Other railroad signals:
Color Signals:  Red = Stop, Yellow = Proceed at restricted speed, Green/White = Flag stop, White = a.Yard switch, b.track pan lower scoop, Blue = Track pan raise scoop, Red or Purple dwarf signal = Stop, siding derail
Hand, Flag or Lantern Signals:     Waist level, back and forth = Stop,  Held to side at arms length = Reduce speed,  Raise & Lower Vertically in Front = Proceed,  Small Circle in Front = When standing, back,  Large Circle in Front = Train has parted,  Back & Forth Above Head = Apply Brakes, Hold at Arms Length above Head = Release brakes,  Hold nose & point to track, swing lamp in small vertical circles = Hot Journal,  Raise & Lower Slowly, Arms Length, to Side = Car door swinging,  Push In and Out From Body, Brakes sticking,  Palms together in horizontal position / Lamp Horizontal at Arms Length = Flat wheel

9. Didn't Threshermen and Traction Engineers also use whistle signals?
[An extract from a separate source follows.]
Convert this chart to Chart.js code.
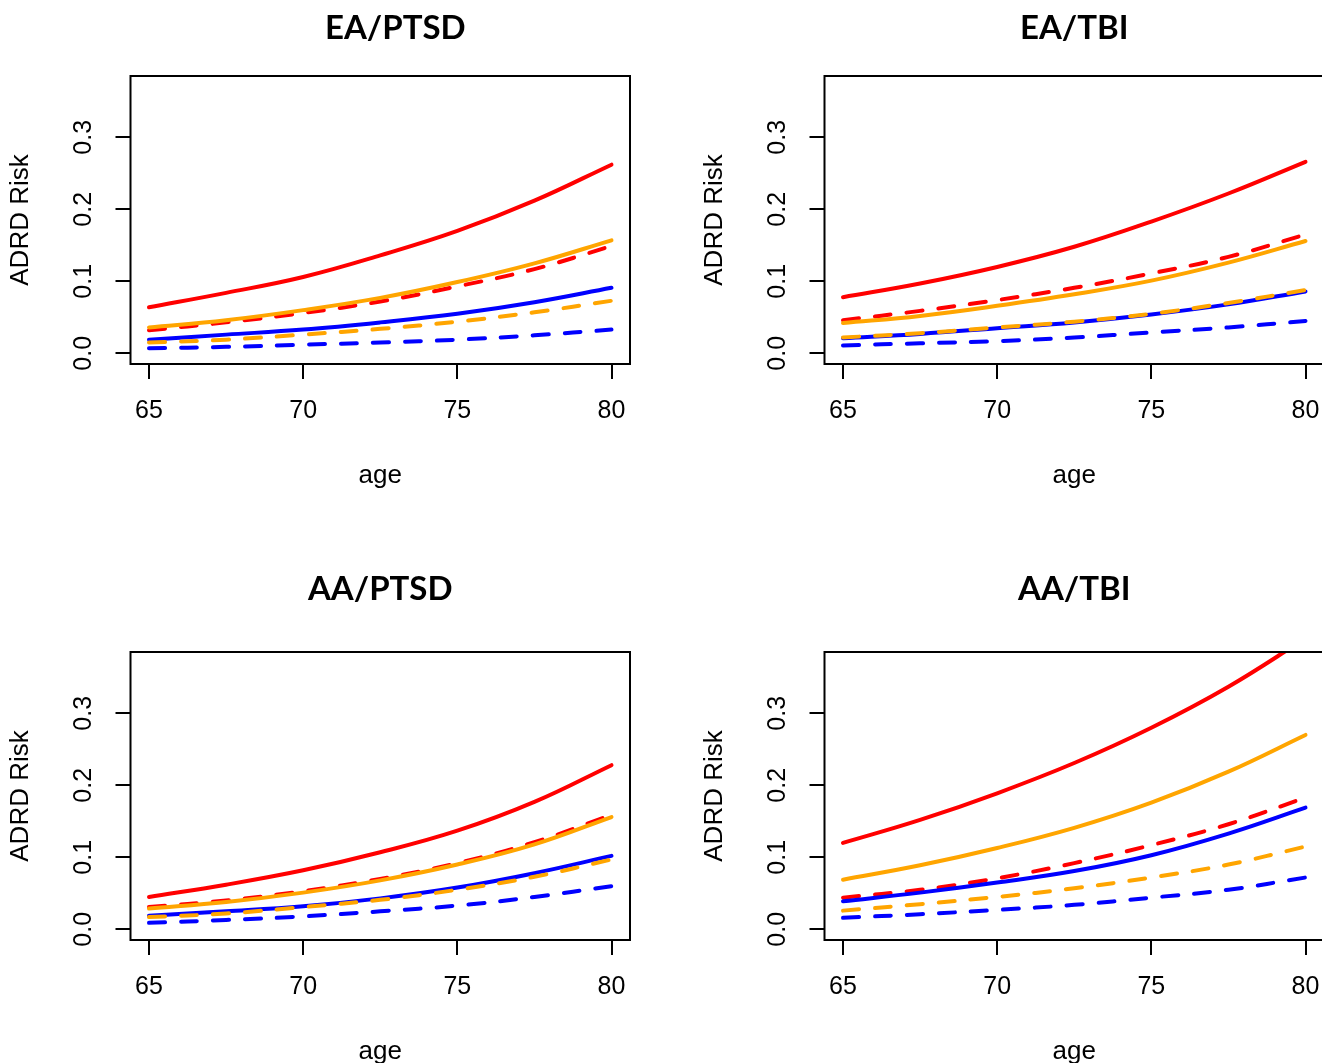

Yes, we have the following courtesy of the J.I.Case company.
   ~~ =  location of working place, work day about to start,  oo = engine about to start,   o = engine about to stop,  ooo = grain haulers, bundle carriers hurry,  ~ooo = water carriers hurry,  ~ ~ = work day done,
oooooooooo = something no one wanted to hear, FIRE!, serious injury or some other dangerous situation.